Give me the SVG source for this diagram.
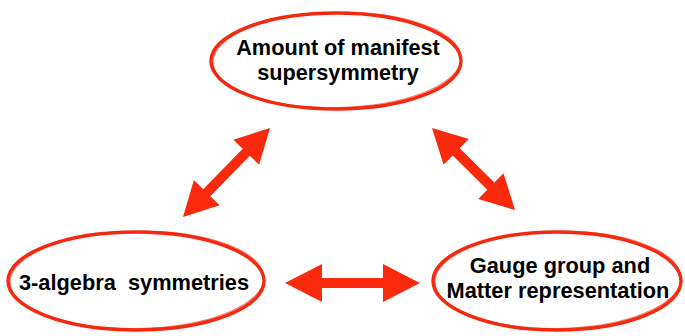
<svg xmlns="http://www.w3.org/2000/svg" width="685" height="336" viewBox="0 0 685 336">
<style>
.ell{fill:none;stroke:#f4290f;stroke-width:3.4}
.ell2{fill:none;stroke:#f4290f;stroke-width:1.2;opacity:0.6}
.lbl{font-family:"Liberation Sans",Arial,sans-serif;font-weight:bold;fill:#000;text-anchor:middle}
.arr{fill:#fb2a0c}
</style>
<rect width="685" height="336" fill="#fff"/>
<g id="node-susy">
<ellipse class="ell" cx="336" cy="61" rx="125" ry="48"/>
<ellipse class="ell2" cx="337" cy="60" rx="124" ry="47.5" transform="rotate(-1 337 60)"/>
<text class="lbl" x="338" y="55" font-size="21.7">Amount of manifest</text>
<text class="lbl" x="338" y="80" font-size="21.7">supersymmetry</text>
</g>
<g id="node-3alg">
<ellipse class="ell" cx="136" cy="281" rx="128" ry="49"/>
<ellipse class="ell2" cx="137" cy="280" rx="127" ry="48.5" transform="rotate(-1 137 280)"/>
<text class="lbl" x="134" y="290" font-size="21.8" xml:space="preserve">3-algebra  symmetries</text>
</g>
<g id="node-gauge">
<ellipse class="ell" cx="557" cy="281" rx="124" ry="49"/>
<ellipse class="ell2" cx="558" cy="280" rx="123" ry="48.5" transform="rotate(-1 558 280)"/>
<text class="lbl" x="560" y="273" font-size="21.8">Gauge group and</text>
<text class="lbl" x="558" y="298" font-size="21.8">Matter representation</text>
</g>
<g id="connectors">
<path class="arr" transform="translate(285,283)" d="M0,0 L37,-19 L37,-5 L98,-5 L98,-19 L135,0 L98,19 L98,5 L37,5 L37,19 Z"/>
<path class="arr" transform="translate(183,217) rotate(-45.65)" d="M0,0 L34,-18 L34,-5 L90.5,-5 L90.5,-18 L124.5,0 L90.5,18 L90.5,5 L34,5 L34,18 Z"/>
<path class="arr" transform="translate(432,128) rotate(44.65)" d="M0,0 L34,-18 L34,-5 L82.7,-5 L82.7,-18 L116.7,0 L82.7,18 L82.7,5 L34,5 L34,18 Z"/>
</g>
</svg>
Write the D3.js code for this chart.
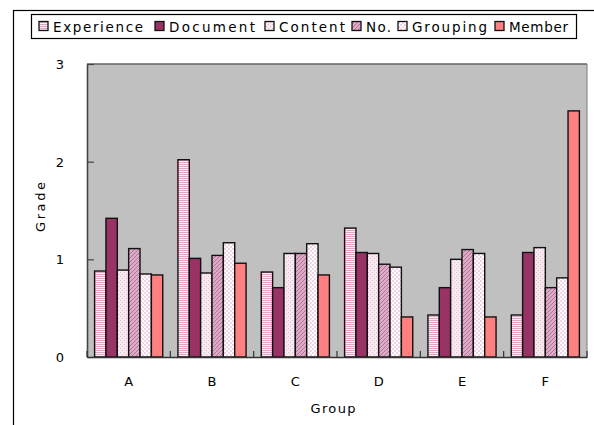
<!DOCTYPE html>
<html>
<head>
<meta charset="utf-8">
<script src="https://cdn.jsdelivr.net/npm/d3@7"></script>
<style>
  html, body { margin: 0; padding: 0; background: #fff; }
  svg { display: block; }
  text { font-family: "DejaVu Sans", "Liberation Sans", sans-serif; fill: #000; }
</style>
</head>
<body>
<svg id="chart" width="594" height="425"></svg>
<script>
// Groups along the x axis
const groups = ["A", "B", "C", "D", "E", "F"];
// Series names, in legend order
const seriesNames = ["Experience", "Document", "Content", "No.", "Grouping", "Member"];
// Grade per group for each series
const experience = [0.88, 2.02, 0.87, 1.32, 0.43, 0.43];
const documentVals = [1.42, 1.01, 0.71, 1.07, 0.71, 1.07];
const content = [0.89, 0.86, 1.06, 1.06, 1.00, 1.12];
const numberVals = [1.11, 1.04, 1.06, 0.95, 1.10, 0.71];
const grouping = [0.85, 1.17, 1.16, 0.92, 1.06, 0.81];
const member = [0.84, 0.96, 0.84, 0.41, 0.41, 2.52];
const yTicks = [0, 1, 2, 3];

const seriesValues = [experience, documentVals, content, numberVals, grouping, member];

const svg = d3.select("#chart");
const defs = svg.append("defs");

// Fill patterns for the series
function pattern(id, w, h, bg, pixels) {
  const p = defs.append("pattern").attr("id", id)
    .attr("patternUnits", "userSpaceOnUse").attr("width", w).attr("height", h);
  p.append("rect").attr("width", w).attr("height", h).attr("fill", bg);
  pixels.forEach(([px, py, pw, ph, c]) =>
    p.append("rect").attr("x", px).attr("y", py).attr("width", pw).attr("height", ph).attr("fill", c));
}
pattern("pExp", 4, 2, "#fcf0f6", [[0, 0, 4, 1, "#e2a4c4"]]);
pattern("pCon", 4, 4, "#f8e8f0", [[0, 0, 1, 1, "#e4bcd2"], [2, 2, 1, 1, "#e4bcd2"]]);
pattern("pNo", 4, 4, "#dcabc6", [[0, 3, 1, 1, "#b5719a"], [1, 2, 1, 1, "#b5719a"], [2, 1, 1, 1, "#b5719a"], [3, 0, 1, 1, "#b5719a"]]);
pattern("pGrp", 4, 4, "#ffffff", [[0, 0, 2, 2, "#f2d3e3"], [2, 2, 2, 2, "#f2d3e3"]]);

const fills = ["url(#pExp)", "#993366", "url(#pCon)", "url(#pNo)", "url(#pGrp)", "#ff8080"];

// Outer chart frame (extends past the window on right and bottom)
svg.append("rect").attr("x", 13.5).attr("y", 10.5).attr("width", 700).attr("height", 500)
  .attr("fill", "none").attr("stroke", "#000").attr("stroke-width", 1.2);

const plot = { left: 87, right: 587, top: 64, bottom: 357 };

const x = d3.scaleBand().domain(groups).range([plot.left, plot.right]).paddingInner(0).paddingOuter(0);
const xs = d3.scaleBand().domain(seriesNames)
  .range([7.6, x.bandwidth() - 7.6]).paddingInner(0);
const y = d3.scaleLinear().domain([0, 3]).range([plot.bottom, plot.top]);

// Plot area background
svg.append("rect").attr("x", plot.left).attr("y", plot.top)
  .attr("width", plot.right - plot.left).attr("height", plot.bottom - plot.top)
  .attr("fill", "#c0c0c0");
svg.append("line").attr("x1", plot.right).attr("x2", plot.right)
  .attr("y1", plot.top).attr("y2", plot.bottom).attr("stroke", "#8a8a8a").attr("stroke-width", 1.2);
svg.append("line").attr("x1", plot.left).attr("x2", plot.right)
  .attr("y1", plot.top).attr("y2", plot.top).attr("stroke", "#666").attr("stroke-width", 1.5);

// Bars
const rows = [];
groups.forEach((g, gi) => seriesNames.forEach((s, si) =>
  rows.push({ g, s, si, v: seriesValues[si][gi] })));

svg.append("g").selectAll("rect").data(rows).join("rect")
  .attr("x", d => x(d.g) + xs(d.s))
  .attr("y", d => y(d.v))
  .attr("width", xs.bandwidth())
  .attr("height", d => y(0) - y(d.v))
  .attr("fill", d => fills[d.si])
  .attr("stroke", "#111")
  .attr("stroke-width", 1.4);

// Y axis
const yAxis = d3.axisLeft(y).tickValues(yTicks).tickFormat(d3.format("d"))
  .tickSizeInner(-7).tickSizeOuter(0).tickPadding(23);
const gy = svg.append("g").attr("transform", `translate(${plot.left},0)`).call(yAxis);
gy.select(".domain").attr("stroke", "#444").attr("stroke-width", 1.6);
gy.selectAll(".tick line").attr("stroke", "#444").attr("stroke-width", 1.2);
gy.selectAll(".tick text").style("font-size", "13px").style("font-family", "'DejaVu Sans', sans-serif").attr("dy", "0.35em");

// X axis: labels centered in each group, ticks at group boundaries
const xAxis = d3.axisBottom(x).tickSize(0).tickPadding(20);
const gx = svg.append("g").attr("transform", `translate(0,${plot.bottom})`).call(xAxis);
gx.select(".domain").attr("stroke", "#333").attr("stroke-width", 1.6);
gx.selectAll(".tick text").style("font-size", "13px").style("font-family", "'DejaVu Sans', sans-serif");

const bounds = groups.map(g => x(g)).concat([plot.right]);
svg.append("g").selectAll("line").data(bounds).join("line")
  .attr("x1", d => d).attr("x2", d => d)
  .attr("y1", plot.bottom).attr("y2", plot.bottom - 6)
  .attr("stroke", "#333").attr("stroke-width", 1.2);

// Axis titles
svg.append("text").attr("x", 333).attr("y", 413).attr("text-anchor", "middle")
  .style("font-size", "13px").attr("textLength", 45).attr("lengthAdjust", "spacing").text("Group");
svg.append("text").attr("transform", "translate(45,207) rotate(-90)").attr("text-anchor", "middle")
  .style("font-size", "13px").attr("textLength", 50).attr("lengthAdjust", "spacing").text("Grade");

// Legend
const legend = svg.append("g");
legend.append("rect").attr("x", 31.5).attr("y", 14.5).attr("width", 545).attr("height", 24)
  .attr("fill", "#fff").attr("stroke", "#000").attr("stroke-width", 1.2);
const legX = [53, 169, 279, 366, 412, 509];
const legW = [90, 86, 66, 25, 75, 59];
seriesNames.forEach((s, i) => {
  legend.append("rect").attr("x", legX[i] - 14).attr("y", 21.5).attr("width", 9).attr("height", 9)
    .attr("fill", fills[i]).attr("stroke", "#111").attr("stroke-width", 1.3);
  legend.append("text").attr("x", legX[i]).attr("y", 31.5).style("font-size", "13.5px")
    .attr("textLength", legW[i]).attr("lengthAdjust", "spacing").text(s);
});
</script>
</body>
</html>
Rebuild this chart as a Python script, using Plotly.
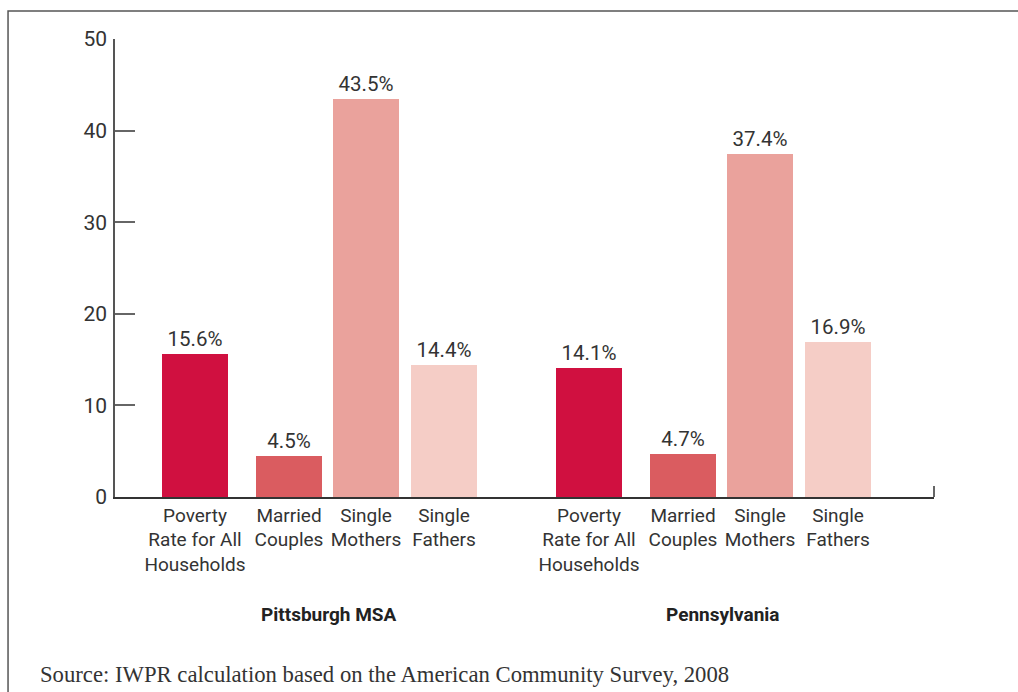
import plotly.graph_objects as go

# ---- data ----
regions = ["Pittsburgh MSA", "Pennsylvania"]
categories = ["Poverty<br>Rate for All<br>Households", "Married<br>Couples",
              "Single<br>Mothers", "Single<br>Fathers"]
pittsburgh = [15.6, 4.5, 43.5, 14.4]
pennsylvania = [14.1, 4.7, 37.4, 16.9]
y_ticks = [0, 10, 20, 30, 40, 50]
source_note = "Source: IWPR calculation based on the American Community Survey, 2008"

# ---- styling / layout constants ----
colors = ["#d01040", "#da5c60", "#eaa29c", "#f5cdc6"]
slot_offsets = [0, 94, 171, 249]      # within-group bar centre offsets (axis units)
group_start = 80
group_step = 394
bar_width = 66
narrow = "Roboto, Liberation Sans, sans-serif"

fig = go.Figure()
tickvals, ticktext, group_centers = [], [], []
for gi, (region, vals) in enumerate(zip(regions, [pittsburgh, pennsylvania])):
    xs = [group_start + gi * group_step + o for o in slot_offsets]
    tickvals += xs
    ticktext += categories
    group_centers.append((xs[0] + xs[-1]) / 2)
    fig.add_trace(go.Bar(
        x=xs, y=vals, width=bar_width,
        marker=dict(color=colors, line=dict(width=0)),
        text=[f"{v:.1f}%" for v in vals],
        textposition="outside",
        textfont=dict(family=narrow, size=20.5, color="#333333"),
        cliponaxis=False, showlegend=False, name=region,
        hoverinfo="skip",
    ))

for region, cx in zip(regions, group_centers):
    fig.add_annotation(x=cx + 9, xref="x", y=-0.2576, yref="paper",
                       text=f"<b>{region}</b>", showarrow=False,
                       font=dict(family=narrow, size=19, color="#222222"),
                       xanchor="center", yanchor="middle")

fig.add_annotation(x=-0.0935, xref="paper", y=-0.3886, yref="paper",
                   text=source_note, showarrow=False, xanchor="left", yanchor="middle",
                   font=dict(family="Liberation Serif, Times New Roman, serif", size=22.7,
                             color="#333333"))

# frame around the figure (cropped at right/bottom)
fig.add_shape(type="rect", xref="paper", yref="paper",
              x0=-0.1306, x1=1.3, y0=-0.7, y1=1.0611,
              line=dict(color="#555555", width=1.5), fillcolor="rgba(0,0,0,0)", layer="below")
# small end tick at right of x axis
fig.add_shape(type="line", xref="paper", yref="paper", x0=1, x1=1, y0=0, y1=0.024,
              line=dict(color="#333333", width=1.5))

fig.update_layout(
    width=1018, height=692,
    margin=dict(l=115, r=84, t=39, b=195),
    paper_bgcolor="white", plot_bgcolor="white",
    bargap=0,
    xaxis=dict(range=[0, 819], tickvals=tickvals, ticktext=ticktext,
               showline=True, linecolor="#333333", linewidth=1.5,
               ticks="", showgrid=False, zeroline=False,
               tickfont=dict(family=narrow, size=19, color="#333333")),
    yaxis=dict(range=[0, 50], tickvals=y_ticks,
               showline=True, linecolor="#555555", linewidth=1.5,
               ticks="inside", ticklen=20, tickcolor="#666666", tickwidth=1.5,
               showgrid=False, zeroline=False, ticklabelstandoff=2,
               tickfont=dict(family=narrow, size=21, color="#333333")),
)

fig.write_html("out.html", config={"displayModeBar": False},
               post_script="document.body.style.margin='0';document.body.style.overflow='hidden';")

----------------

◆ Written instruction: Reply with nothing except the number of lines in the listing above that include the string "this".

◆ Solution below: 3